- New mortgage rate predictions for 2022 predict higher borrowing costs ahead.
- Freddie Mac, the MBA, and two economists predicted a gradual increase.
- Some forecasts suggest 30-year loan rates could rise above 4% in 2022.
- They’re currently hovering around 2.8%, according to Freddie Mac’s survey.
- An increase in borrowing costs could further cool the U.S. housing market.
Thirty-year mortgage rates in the U.S. continue to bounce around below the 3% threshold, on average. But a recent batch of mortgage rate predictions for 2022 suggest that we could see higher borrowing costs next year, compared to where we are right now.
These forecasts were issued in July by Freddie Mac, the Mortgage Bankers Association, along with a pair of economists. While their specific predictions vary, all of these groups and individuals expect mortgage rates to be higher in 2022 than they are right now.
A Fresh Round of Mortgage Rate Predictions for 2022
We start by examining a recent mortgage rate prediction for 2022 issued by Freddie Mac. This is the government-sponsored corporation that purchases home loans from lenders and sells them to investors via the secondary market. Their economic research team also publishes a quarterly forecast for the housing market and mortgage industry.
Their latest quarterly forecast, issued in mid-July, offers some mortgage rate predictions for 2022. Researchers from Freddie Mac expect the average rate for a 30-year fixed home loan to reach 3.4% by the fourth quarter of this year. Looking further out, they expect that average to reach 3.8% by the end of 2022.

On July 21, the Mortgage Bankers Association (MBA) issued a similar set of mortgage rate predictions stretching into 2022. The MBA is an industry group that represents lenders across the United States. As with Freddie Mac, they also have a team of economists and analysts who monitor trends within the housing industry.
In their July 2021 forecast, the MBA predicted that 30-year mortgage rates would average around 3.4% by the end of this year. But they offered a slightly bolder prediction for 2022, compared to the Freddie Mac outlook above. The MBA’s research team expects the average interest rate for a 30-year fixed mortgage loan to climb above 4% in 2022, perhaps landing at 4.3% by the end of next year.

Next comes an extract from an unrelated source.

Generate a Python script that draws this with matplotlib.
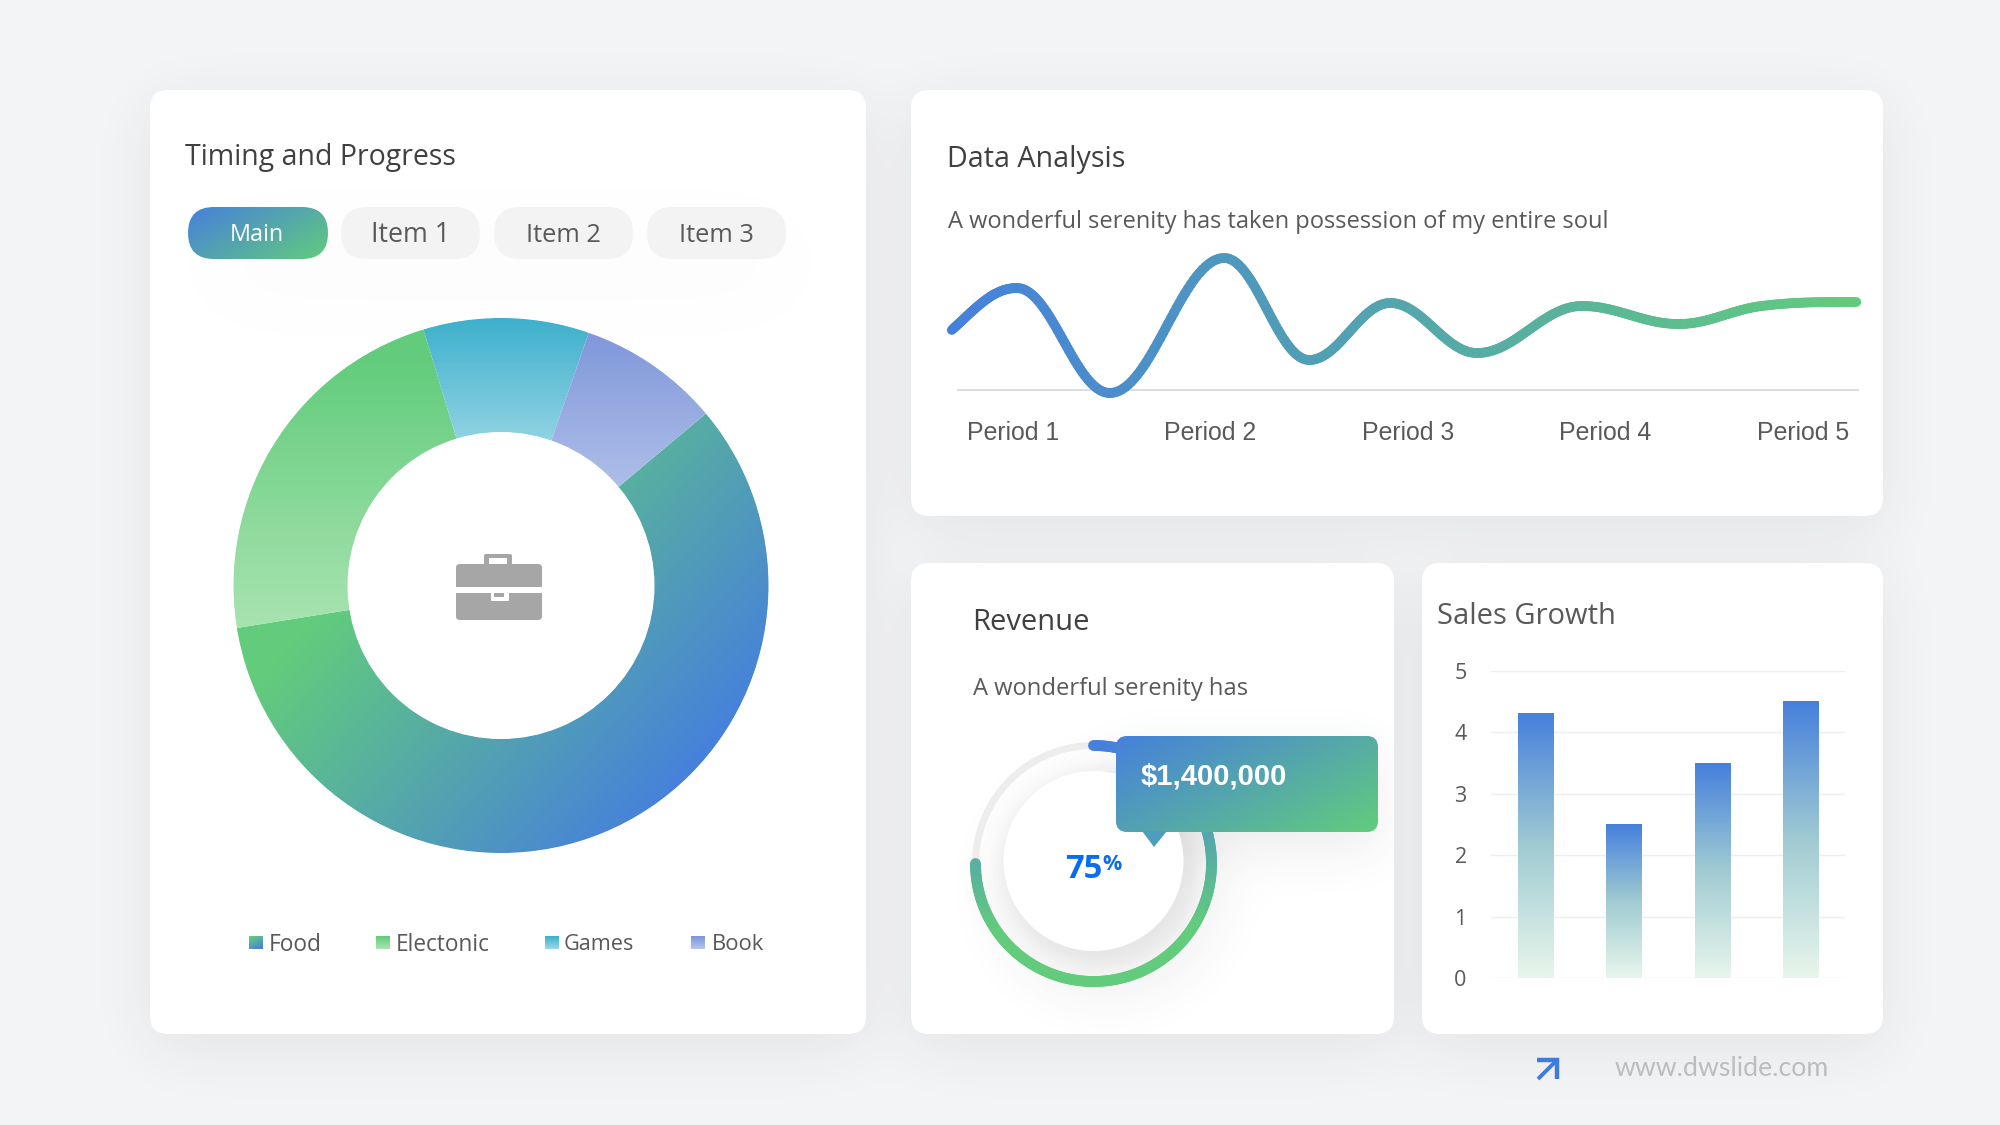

Other Mortgage Rate Forecasts in the News
In addition to these industry groups and corporations, individual economists are also making mortgage rate predictions for 2022. And most of them echo the forecasts presented above, with a prediction for higher borrowing costs next year.
Charles Dougherty, an economist from Wells Fargo Securities, recently predicted that mortgage rates could climb to around 3.5% by the end of this year. Beyond that, he expects rates to reach an average of around 3.9% by the end of 2022.
This outlook closely resembles Freddie Mac’s mortgage rate predictions for 2022. So there appears to be a general consensus forming here, in the sense that rates will gradually rise through the end of this year and into 2022.
Raymond Sfeir, Director of the Anderson Center for Economic Research at Chapman University, made a nearly identical mortgage forecast for 2022. In July, he predicted that 30-year home loan rates would land at 3.4% by the end of this year and reach 4% by the second half of 2022.
A General Consensus Forming
These are just a few of the mortgage rate predictions for 2022 that predict higher home loan costs next year. Of course, we have to bear in mind these are just forecasts. They’re essentially an educated guess based on current conditions within the mortgage and housing market. In other word, they are far from certain.
Still, it’s noteworthy when a number of economists and research groups all start making the same predictions for mortgage rates.
For 2022, most of them appear to be predicting higher borrowing costs compared to where we are now. The only difference is how much they expect mortgage rates to climb between now and the end of 2022. Aside from those variations, they all seem to be saying the same thing.
Will It Cool the Housing Market Down?
In a recent report, we explained that the U.S. real estate market appears to be slowing down after a year-long period of overheated activity. The evidence includes a recent and significant drop in home sales, among other factors.
If these mortgage rate predictions for 2022 turn out to be accurate, they could add to this general cooling effect. The housing market tends to accelerate when mortgage rates are at their lowest, and slow down when borrowing costs start to rise. It’s a pattern we’ve seen many times in the past.
But all of that remains to be seen. As of late July 2021, the average rate for a 30-year fixed mortgage loan was hovering at a historically low 2.8%. So there’s still a lot of incentive for home buyers. This is partly what led to the surge in home-buying demand over the past year or so.
Of course, we don’t know how long these low rates will last. As you can see from the 2022 mortgage rate predictions gathered above, a lot of industry watchers expect them to start rising later this year and into 2022. If that happens, it would likely cool the U.S. housing market even more.
Disclaimer: This article includes mortgage rate forecasts and predictions for 2022 issued by third parties not associated with the publisher. Such projections are the equivalent of an educated guess. The Home Buying Institute makes no claims about future rate trends or housing-related conditions.